## WHAT IS ASKED
Your job is to retype all of the data word for word, leaving every image out.

## GIVEN DATA
◆ ◆ ◆ ◆ ◆

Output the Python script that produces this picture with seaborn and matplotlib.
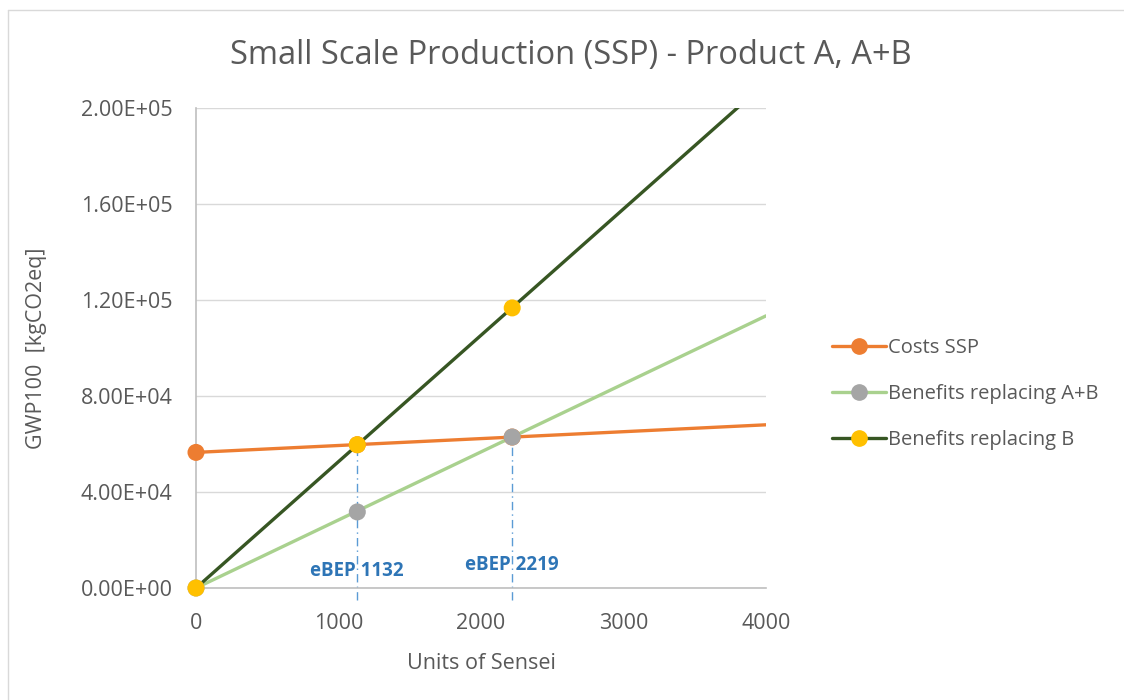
import numpy as np
import pandas as pd
import matplotlib.pyplot as plt
import seaborn as sns
from matplotlib.lines import Line2D

# values
x_line = [0, 4000]
costs_ssp = [56500, 68000]
benefits_ab = [0, 113400]
benefits_b = [0, 210600]

x_pts = [0, 1132, 2219]
costs_pts = [56500, 59700, 62900]
ab_pts = [0, 31700, 62900]
b_pts = [0, 59700, 116700]

bep_x = [1132, 2219]
bep_y = [59700, 62900]
bep_labels = ['eBEP 1132', 'eBEP 2219']

series = ['Costs SSP', 'Benefits replacing A+B', 'Benefits replacing B']
line_colors = ['#ED7D31', '#A9D18E', '#375623']
dot_colors = ['#ED7D31', '#A5A5A5', '#FFC000']

sns.set_style('white')
plt.rcParams['font.family'] = ['Open Sans', 'DejaVu Sans']
text_col = '#595959'

fig = plt.figure(figsize=(11.24, 7.0), dpi=100)
ax = fig.add_axes([196 / 1124, 1 - 588 / 700, 570 / 1124, 480 / 700])

lines = pd.DataFrame({'x': x_line * 3,
                      'y': costs_ssp + benefits_ab + benefits_b,
                      'series': [s for s in series for _ in x_line]})
sns.lineplot(data=lines, x='x', y='y', hue='series', palette=line_colors,
             linewidth=2.4, legend=False, ax=ax, zorder=3)

# dashed break-even guides
for bx, by in zip(bep_x, bep_y):
    ax.plot([bx, bx], [-5000, by], color='#5B9BD5', lw=1, ls=(0, (6, 3, 1, 3)),
            clip_on=False, zorder=2)

for ys, c in zip([costs_pts, ab_pts, b_pts], dot_colors):
    sns.scatterplot(x=x_pts, y=ys, color=c, s=150, edgecolor='none', ax=ax,
                    zorder=4, clip_on=False)

ax.text(bep_x[0], 7000, bep_labels[0], color='#2E75B6', fontsize=13.5,
        fontweight='bold', ha='center', va='center', zorder=5)
ax.text(bep_x[1], 9500, bep_labels[1], color='#2E75B6', fontsize=13.5,
        fontweight='bold', ha='center', va='center', zorder=5)

ax.set_xlim(0, 4000)
ax.set_ylim(0, 200000)
ax.set_xticks([0, 1000, 2000, 3000, 4000])
ax.set_yticks(np.arange(0, 200001, 40000))
ax.set_yticklabels([f'{v:.2E}' for v in np.arange(0, 200001, 40000)])
ax.tick_params(colors=text_col, labelsize=15.5, length=0)
ax.tick_params(axis='y', pad=17)
ax.tick_params(axis='x', pad=18)
ax.grid(axis='y', color='#D9D9D9', lw=1)
ax.set_axisbelow(True)
for s in ['top', 'right']:
    ax.spines[s].set_visible(False)
for s in ['left', 'bottom']:
    ax.spines[s].set_color('#BFBFBF')
    ax.spines[s].set_linewidth(1.2)

ax.set_xlabel('Units of Sensei', fontsize=15.5, color=text_col, labelpad=14)
ax.set_ylabel('GWP100  [kgCO2eq]', fontsize=15.5, color=text_col, labelpad=24)
fig.text(0.508, 0.921, 'Small Scale Production (SSP) - Product A, A+B',
         ha='center', va='center', fontsize=23.5, color=text_col)

handles = [Line2D([0], [0], color=lc, lw=2.4, marker='o', markersize=11,
                  markerfacecolor=dc, markeredgecolor=dc)
           for lc, dc in zip(line_colors, dot_colors)]
leg = fig.legend(handles, series, loc='center left', bbox_to_anchor=(0.724, 0.437),
                 frameon=False, fontsize=14.5, handlelength=2.7, handletextpad=0.1,
                 labelspacing=1.3)
for t in leg.get_texts():
    t.set_color(text_col)

# chart border
fig.add_artist(Line2D([8 / 1124, 8 / 1124], [0, 1 - 10 / 700], color='#D9D9D9', lw=1))
fig.add_artist(Line2D([8 / 1124, 1], [1 - 10 / 700, 1 - 10 / 700], color='#D9D9D9', lw=1))

fig.savefig('out.png', dpi=100)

◆ ◆ ◆ ◆ ◆

## SOLUTION
Output the Python script that produces this picture with seaborn and matplotlib.
import numpy as np
import pandas as pd
import matplotlib.pyplot as plt
import seaborn as sns
from matplotlib.lines import Line2D

# values
x_line = [0, 4000]
costs_ssp = [56500, 68000]
benefits_ab = [0, 113400]
benefits_b = [0, 210600]

x_pts = [0, 1132, 2219]
costs_pts = [56500, 59700, 62900]
ab_pts = [0, 31700, 62900]
b_pts = [0, 59700, 116700]

bep_x = [1132, 2219]
bep_y = [59700, 62900]
bep_labels = ['eBEP 1132', 'eBEP 2219']

series = ['Costs SSP', 'Benefits replacing A+B', 'Benefits replacing B']
line_colors = ['#ED7D31', '#A9D18E', '#375623']
dot_colors = ['#ED7D31', '#A5A5A5', '#FFC000']

sns.set_style('white')
plt.rcParams['font.family'] = ['Open Sans', 'DejaVu Sans']
text_col = '#595959'

fig = plt.figure(figsize=(11.24, 7.0), dpi=100)
ax = fig.add_axes([196 / 1124, 1 - 588 / 700, 570 / 1124, 480 / 700])

lines = pd.DataFrame({'x': x_line * 3,
                      'y': costs_ssp + benefits_ab + benefits_b,
                      'series': [s for s in series for _ in x_line]})
sns.lineplot(data=lines, x='x', y='y', hue='series', palette=line_colors,
             linewidth=2.4, legend=False, ax=ax, zorder=3)

# dashed break-even guides
for bx, by in zip(bep_x, bep_y):
    ax.plot([bx, bx], [-5000, by], color='#5B9BD5', lw=1, ls=(0, (6, 3, 1, 3)),
            clip_on=False, zorder=2)

for ys, c in zip([costs_pts, ab_pts, b_pts], dot_colors):
    sns.scatterplot(x=x_pts, y=ys, color=c, s=150, edgecolor='none', ax=ax,
                    zorder=4, clip_on=False)

ax.text(bep_x[0], 7000, bep_labels[0], color='#2E75B6', fontsize=13.5,
        fontweight='bold', ha='center', va='center', zorder=5)
ax.text(bep_x[1], 9500, bep_labels[1], color='#2E75B6', fontsize=13.5,
        fontweight='bold', ha='center', va='center', zorder=5)

ax.set_xlim(0, 4000)
ax.set_ylim(0, 200000)
ax.set_xticks([0, 1000, 2000, 3000, 4000])
ax.set_yticks(np.arange(0, 200001, 40000))
ax.set_yticklabels([f'{v:.2E}' for v in np.arange(0, 200001, 40000)])
ax.tick_params(colors=text_col, labelsize=15.5, length=0)
ax.tick_params(axis='y', pad=17)
ax.tick_params(axis='x', pad=18)
ax.grid(axis='y', color='#D9D9D9', lw=1)
ax.set_axisbelow(True)
for s in ['top', 'right']:
    ax.spines[s].set_visible(False)
for s in ['left', 'bottom']:
    ax.spines[s].set_color('#BFBFBF')
    ax.spines[s].set_linewidth(1.2)

ax.set_xlabel('Units of Sensei', fontsize=15.5, color=text_col, labelpad=14)
ax.set_ylabel('GWP100  [kgCO2eq]', fontsize=15.5, color=text_col, labelpad=24)
fig.text(0.508, 0.921, 'Small Scale Production (SSP) - Product A, A+B',
         ha='center', va='center', fontsize=23.5, color=text_col)

handles = [Line2D([0], [0], color=lc, lw=2.4, marker='o', markersize=11,
                  markerfacecolor=dc, markeredgecolor=dc)
           for lc, dc in zip(line_colors, dot_colors)]
leg = fig.legend(handles, series, loc='center left', bbox_to_anchor=(0.724, 0.437),
                 frameon=False, fontsize=14.5, handlelength=2.7, handletextpad=0.1,
                 labelspacing=1.3)
for t in leg.get_texts():
    t.set_color(text_col)

# chart border
fig.add_artist(Line2D([8 / 1124, 8 / 1124], [0, 1 - 10 / 700], color='#D9D9D9', lw=1))
fig.add_artist(Line2D([8 / 1124, 1], [1 - 10 / 700, 1 - 10 / 700], color='#D9D9D9', lw=1))

fig.savefig('out.png', dpi=100)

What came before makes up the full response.